03 November 2008

"a wonderful thing happens"

Some day in the study of virtue it might actually be useful to study what those who clearly have a virtue say about it.   Consider for instance these remarks of Col. John Ripley, who died today, an American Marine who led 600 men in battle against 20,000 Vietnamese soldiers: "When you know you're not going to make it, a wonderful thing happens.  You stop being cluttered by the feeling that you're going to save your butt."

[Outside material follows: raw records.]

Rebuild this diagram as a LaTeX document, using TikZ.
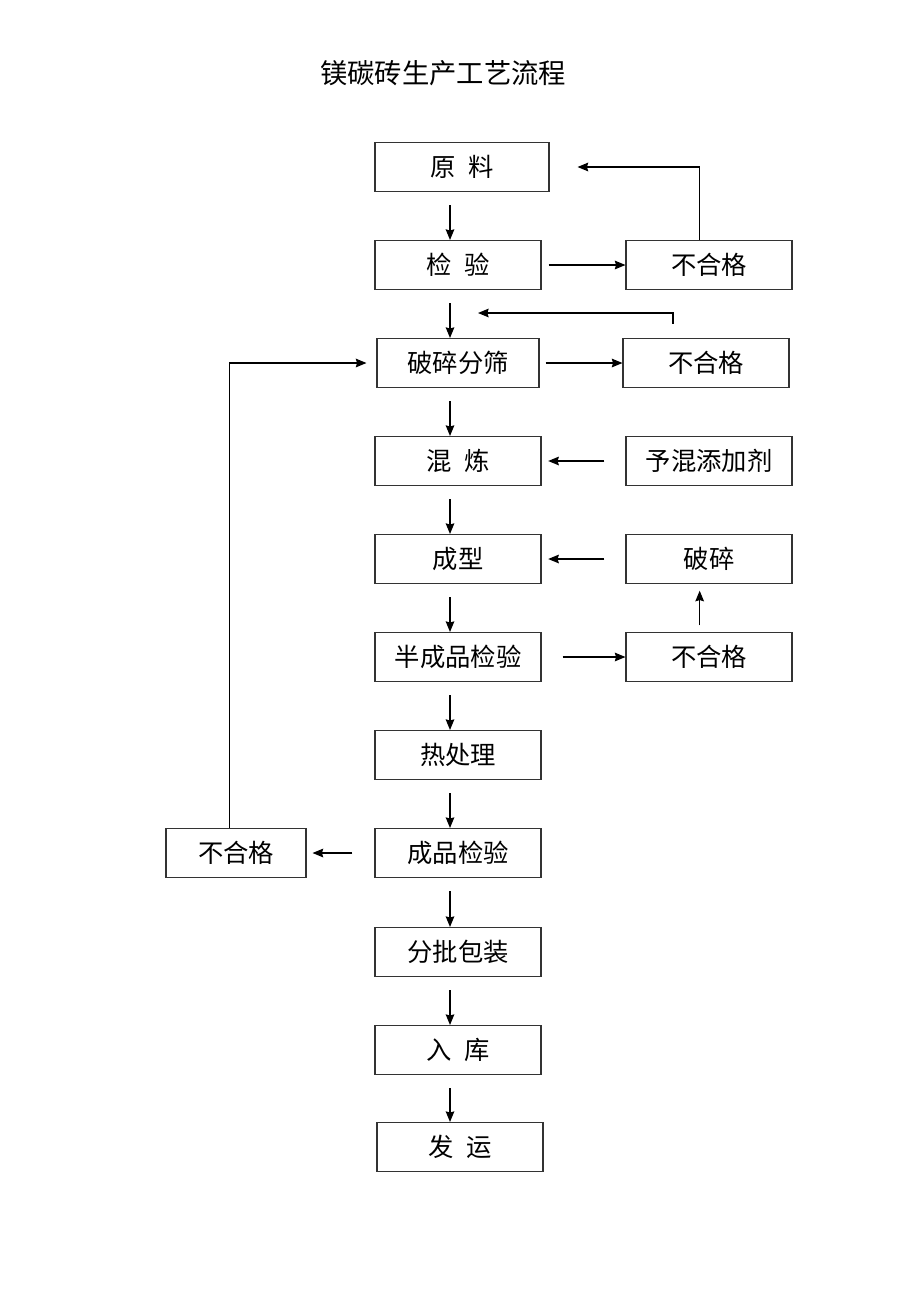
\documentclass[tikz,border=0pt]{standalone}
\usepackage{fontspec}
\setmainfont{Noto Sans CJK SC}
\usetikzlibrary{arrows.meta, positioning, calc}

\begin{document}
\begin{tikzpicture}[x=0.75pt, y=-0.75pt]
        \tikzstyle{box} = [rectangle, draw=black!80, line width=0.8pt, minimum width=124.5pt, minimum height=36.75pt, inner sep=0pt, text centered, font=\fontsize{19}{23}\selectfont]
        \tikzstyle{arrow} = [line width=0.9pt, -{Stealth[length=8pt, width=6.5pt, inset=1pt]}]

        \useasboundingbox (0,0) rectangle (920,1303);
        \node (title) at (443,73) [font=\fontsize{20.5}{24}\selectfont] {镁碳砖生产工艺流程};

        % main column
        \node (yl) at (462,167) [box, minimum width=130.5pt] {原\hspace{.5em}料};
        \node (jy) at (458,265) [box] {检\hspace{.5em}验};
        \node (psfs) at (458,363) [box, minimum width=121.5pt] {破碎分筛};
        \node (hl) at (458,461) [box] {混\hspace{.5em}炼};
        \node (cx) at (458,559) [box] {成型};
        \node (bcpjy) at (458,657) [box] {半成品检验};
        \node (rcl) at (458,755) [box] {热处理};
        \node (cpjy) at (458,853) [box] {成品检验};
        \node (fbbz) at (458,952) [box] {分批包装};
        \node (rk) at (458,1050) [box] {入\hspace{.5em}库};
        \node (fy) at (460,1147) [box] {发\hspace{.5em}运};

        % side boxes
        \node (bhg1) at (709,265) [box] {不合格};
        \node (bhg2) at (706,363) [box] {不合格};
        \node (yh) at (709,461) [box] {予混添加剂};
        \node (ps) at (709,559) [box] {破碎};
        \node (bhg3) at (709,657) [box] {不合格};
        \node (bhg4) at (236,853) [box, minimum width=105pt] {不合格};

        \coordinate (col) at (450,0);
        \coordinate (back2) at (478,313);

        \foreach \a/\b in {yl/jy, jy/psfs, psfs/hl, hl/cx, cx/bcpjy, bcpjy/rcl, rcl/cpjy, cpjy/fbbz, fbbz/rk, rk/fy}
            \draw [arrow] (\a.south -| col) ++(0,13) -- (\b.north -| col);

        \draw [arrow] (jy.east) ++(7,0) -- (bhg1.west);
        \draw [arrow, shorten >=21pt] ([xshift=-7pt]bhg1.north) |- (yl.east);
        \draw [arrow] (psfs.east) ++(6,0) -- (bhg2.west);
        \draw [arrow] ([xshift=-24.75pt]bhg2.north) ++(0,-14) |- (back2);
        \draw [arrow, shorten >=5pt] (yh.west) ++(-21,0) -- (hl.east);
        \draw [arrow, shorten >=5pt] (ps.west) ++(-21,0) -- (cx.east);
        \draw [arrow] (bcpjy.east) ++(21,0) -- (bhg3.west);
        \draw [arrow, shorten <=5pt, shorten >=5pt] ([xshift=-7pt]bhg3.north) -- ([xshift=-7pt]ps.south);
        \draw [arrow, shorten >=4.5pt] (cpjy.west) ++(-22,0) -- (bhg4.east);
        \draw [arrow, shorten >=7.5pt] ([xshift=-5pt]bhg4.north) |- (psfs.west);
    \end{tikzpicture}
\end{document}
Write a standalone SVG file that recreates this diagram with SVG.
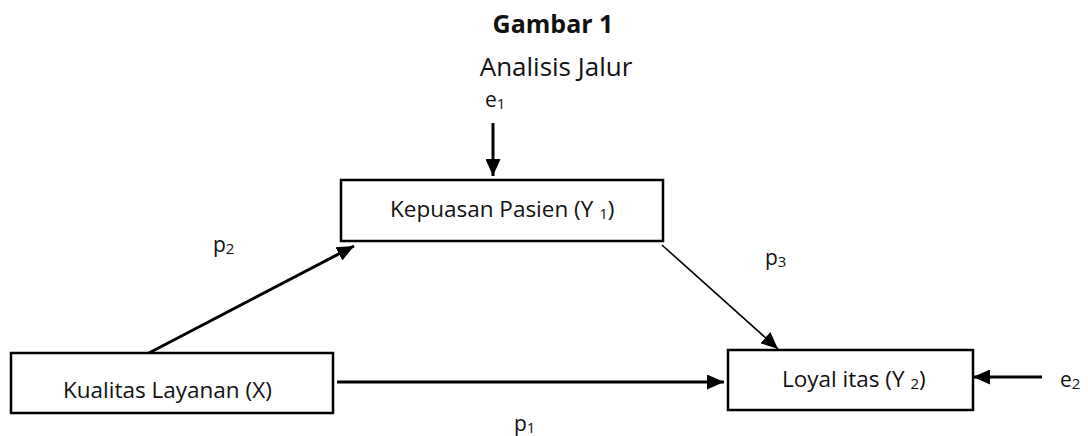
<svg xmlns="http://www.w3.org/2000/svg" width="1088" height="436" viewBox="0 0 1088 436">
<style>
text{font-family:"Open Sans",Lato,sans-serif;fill:#111;font-size:21px}
.n{font-size:22.5px}
.box{fill:#fff;stroke:#000;stroke-width:2.5}
.c{stroke:#000;stroke-width:3;fill:none}
.thin{stroke:#000;stroke-width:1.6;fill:none}
.sub{font-size:15px}
</style>
<defs>
<marker id="ah2" viewBox="0 0 17 15" refX="17" refY="7.5" markerWidth="17" markerHeight="15" markerUnits="userSpaceOnUse" orient="auto">
<path d="M0,0 L17,7.5 L0,15 Z" fill="#000"/>
</marker>
</defs>
<text x="553" y="33" text-anchor="middle" font-weight="bold" style="font-size:25px">Gambar 1</text>
<text x="556" y="76" text-anchor="middle" style="font-size:26px">Analisis Jalur</text>
<g id="connectors">
<line class="c" x1="493" y1="123" x2="493" y2="176" marker-end="url(#ah2)"/>
<line class="c" x1="147" y1="354" x2="354" y2="246" marker-end="url(#ah2)"/>
<line class="thin" x1="662" y1="245" x2="778" y2="349" marker-end="url(#ah2)"/>
<line class="c" x1="337" y1="382" x2="724" y2="382" marker-end="url(#ah2)"/>
<line class="c" x1="1042" y1="377" x2="973" y2="377" marker-end="url(#ah2)"/>
</g>
<g id="labels">
<text x="485" y="107">e<tspan class="sub" dy="2">1</tspan></text>
<text x="213" y="252">p<tspan class="sub" dy="2">2</tspan></text>
<text x="765" y="265">p<tspan class="sub" dy="2">3</tspan></text>
<text x="514" y="431">p<tspan class="sub" dy="2">1</tspan></text>
<text x="1060" y="387">e<tspan class="sub" dy="2">2</tspan></text>
</g>
<g id="kepuasan">
<rect class="box" x="341" y="180" width="322" height="61"/>
<text class="n" x="390" y="217">Kepuasan Pasien (Y <tspan class="sub" dy="2">1</tspan><tspan dy="-2">)</tspan></text>
</g>
<g id="kualitas">
<rect class="box" x="11" y="353" width="322" height="60"/>
<text class="n" x="63" y="398">Kualitas Layanan (X)</text>
</g>
<g id="loyalitas">
<rect class="box" x="728" y="350" width="245" height="60"/>
<text class="n" x="782" y="387">Loyal itas (Y <tspan class="sub" dy="2">2</tspan><tspan dy="-2">)</tspan></text>
</g>
</svg>
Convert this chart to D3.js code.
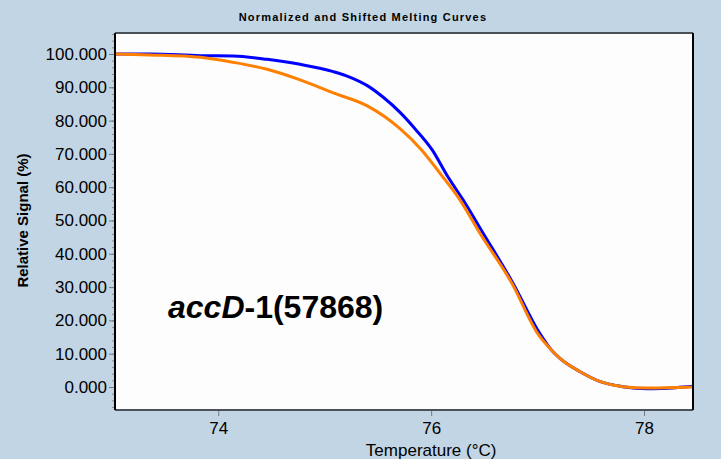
<!DOCTYPE html>
<html>
<head>
<meta charset="utf-8">
<script src="https://cdn.jsdelivr.net/npm/d3@7"></script>
<style>
  body { margin: 0; background: #c2d5e4; }
  text { font-family: "Liberation Sans", Arial, sans-serif; }
</style>
</head>
<body>
<div id="chart"></div>
<script>
// data
var tempBlue   = [73.03, 73.36, 73.83, 74.14, 74.46, 74.77, 75.08, 75.24, 75.40, 75.55, 75.71, 75.85, 76.01, 76.15, 76.30, 76.49, 76.77, 77.02, 77.13, 77.21, 77.40, 77.59, 77.80, 78.03, 78.30, 78.46];
var signalBlue = [100.0, 100.0, 99.5, 99.4, 98.4, 96.9, 94.7, 93.0, 90.5, 87.0, 82.4, 77.5, 71.2, 63.5, 56.2, 46.1, 31.1, 16.1, 11.1, 8.6, 4.6, 1.6, 0.1, -0.5, -0.2, 0.2];

var tempOrange   = [73.03, 73.36, 73.83, 74.14, 74.46, 74.77, 75.08, 75.40, 75.71, 75.91, 76.10, 76.27, 76.46, 76.76, 77.00, 77.13, 77.21, 77.40, 77.59, 77.80, 78.03, 78.46];
var signalOrange = [100.0, 99.7, 99.0, 97.5, 95.4, 92.2, 88.3, 84.4, 77.5, 71.2, 63.5, 56.2, 46.1, 31.1, 16.1, 11.1, 8.6, 4.6, 1.6, 0.1, -0.3, 0.0];

var xTicks = [74, 76, 78];
var yTicks = [0, 10, 20, 30, 40, 50, 60, 70, 80, 90, 100];
var yMinor = d3.range(-6, 107, 2);

var W = 721, H = 459;
var margin = {top: 33, right: 28, bottom: 49, left: 115},
    width = W - margin.left - margin.right,
    height = H - margin.top - margin.bottom;

var svg = d3.select("#chart")
  .append("svg")
    .attr("width", W)
    .attr("height", H);

svg.append("rect")
  .attr("width", W).attr("height", H)
  .attr("fill", "#c2d5e4");

var g = svg.append("g")
  .attr("transform", "translate(" + margin.left + "," + margin.top + ")");

var x = d3.scaleLinear().domain([73.03, 78.46]).range([0, width]);
var y = d3.scaleLinear().domain([-6.9, 106.3]).range([height, 0]);

// plot background
g.append("rect")
  .attr("width", width).attr("height", height)
  .attr("fill", "#fdfdfd");

g.append("clipPath").attr("id", "clip")
  .append("rect").attr("width", width).attr("height", height);

var line = d3.line()
  .x(d => x(d[0]))
  .y(d => y(d[1]))
  .curve(d3.curveMonotoneX);

var blue = tempBlue.map((t, i) => [t, signalBlue[i]]);
var orange = tempOrange.map((t, i) => [t, signalOrange[i]]);

g.append("path")
  .datum(blue)
  .attr("clip-path", "url(#clip)")
  .attr("fill", "none")
  .attr("stroke", "#0000ff")
  .attr("stroke-width", 3)
  .attr("d", line);

g.append("path")
  .datum(orange)
  .attr("clip-path", "url(#clip)")
  .attr("fill", "none")
  .attr("stroke", "#ff8000")
  .attr("stroke-width", 3)
  .attr("d", line);

// y axis minor ticks
g.append("g")
  .call(d3.axisLeft(y).tickValues(yMinor).tickSize(3).tickFormat(""))
  .call(a => a.select(".domain").remove())
  .call(a => a.selectAll("line").attr("stroke", "#888"));

// y axis
g.append("g")
  .call(d3.axisLeft(y).tickValues(yTicks).tickSize(6).tickPadding(2).tickFormat(d3.format(".3f")))
  .call(a => a.select(".domain").remove())
  .call(a => a.selectAll("line").attr("stroke", "#777"))
  .call(a => a.selectAll("text")
    .attr("font-family", "'Liberation Sans', Arial, sans-serif")
    .attr("font-size", 17)
    .attr("fill", "#000"));

// x axis
g.append("g")
  .attr("transform", "translate(0," + height + ")")
  .call(d3.axisBottom(x).tickValues(xTicks).tickSize(6).tickPadding(6).tickFormat(d3.format("d")))
  .call(a => a.select(".domain").remove())
  .call(a => a.selectAll("line").attr("stroke", "#777"))
  .call(a => a.selectAll("text")
    .attr("font-family", "'Liberation Sans', Arial, sans-serif")
    .attr("font-size", 17)
    .attr("fill", "#000"));

// frame
g.append("line").attr("x1", 0).attr("x2", width).attr("y1", 0).attr("y2", 0)
  .attr("stroke", "#4a5058").attr("stroke-width", 2);
g.append("line").attr("x1", 0).attr("x2", width).attr("y1", height).attr("y2", height)
  .attr("stroke", "#4a5058").attr("stroke-width", 2);
g.append("line").attr("x1", 0).attr("x2", 0).attr("y1", 0).attr("y2", height)
  .attr("stroke", "#000").attr("stroke-width", 2);
g.append("line").attr("x1", width).attr("x2", width).attr("y1", 0).attr("y2", height)
  .attr("stroke", "#000").attr("stroke-width", 2);

// title
svg.append("text")
  .attr("x", 363).attr("y", 21)
  .attr("text-anchor", "middle")
  .attr("font-size", 11)
  .attr("font-weight", "bold")
  .attr("letter-spacing", 1.2)
  .text("Normalized and Shifted Melting Curves");

// axis labels
svg.append("text")
  .attr("x", margin.left + x(76)).attr("y", 456)
  .attr("text-anchor", "middle")
  .attr("font-size", 17)
  .text("Temperature (°C)");

svg.append("text")
  .attr("transform", "translate(28," + (margin.top + y(50)) + ") rotate(-90)")
  .attr("text-anchor", "middle")
  .attr("font-size", 15)
  .attr("font-weight", "bold")
  .text("Relative Signal (%)");

// annotation
var note = svg.append("text")
  .attr("x", 168).attr("y", 318)
  .attr("font-size", 32)
  .attr("font-weight", "bold");
note.append("tspan").attr("font-style", "italic").text("accD");
note.append("tspan").text("-1(57868)");
</script>
</body>
</html>
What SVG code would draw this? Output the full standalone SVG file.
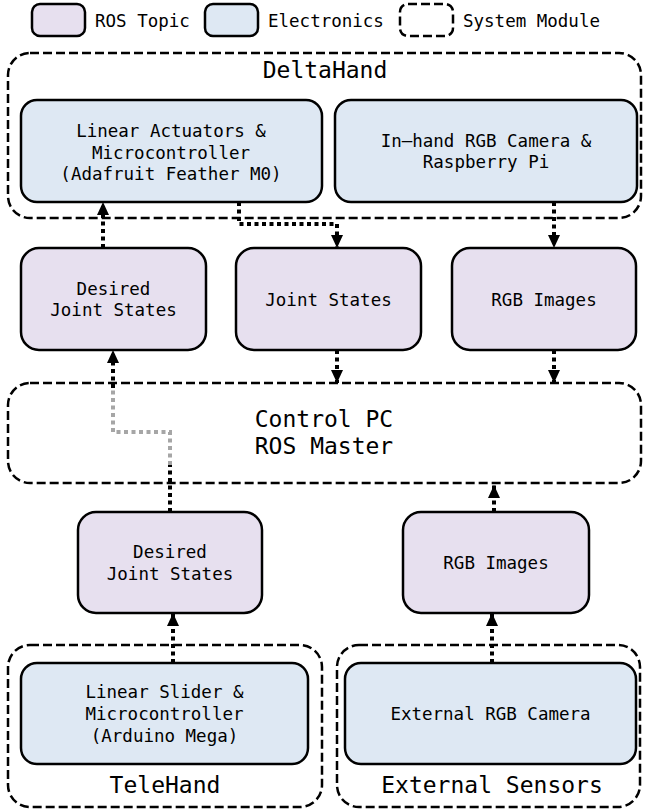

Here's a serious warrior reflecting on how something 'wonderful' happens in battle when you cease caring about your own ...  (it's essential to the sentiment that one say) butt.

6 comments:

Anonymous said...

It might be a problem that those of us who are attracted to moral philosophy in the first place tend to be pretty morally confused people -- though, if we believe Seneca, the fact that we even perceive this about ourselves shows that at least we're making progress.

There is probably a reason why the most virtuous people aren't moral philosophers. Whether there's something about moral philosophy that makes us less likely to become virtuous people -- well, that's a different story.

Anonymous said...

...it might actually be useful to study what those who clearly have a virtue say about it.

Apart from assuming that we know of people who clearly have a vitue, this also assumes (maybe more problematically) that we or they will be able to identify when they're saying things about the virtue which they (presumably) have, rather than about some other thing that is (perhaps) only marginally or even accidentally related to the virtue.

terravitan said...

Doug Walton published a wonderful book some time ago, COURAGE: A PHILOSOPHICAL INVESTIGATION (U Cal, 1986), focused on CMH and VC recipients. I agree that if we wish to learn anything really useful about andreia, we need to put aside taxonomic works like the EE or NE, and study the living paradeigmata.

Michael Pakaluk said...

Thanks for the tip about Walton's book. I went to Amazon to order it, but apparently it is out of print. There is one used copy for sale, price $335!!

Anonymous said...

Which part of virtue was it that allowed Col. John Ripley to miss the fact that he was part of an unjust war?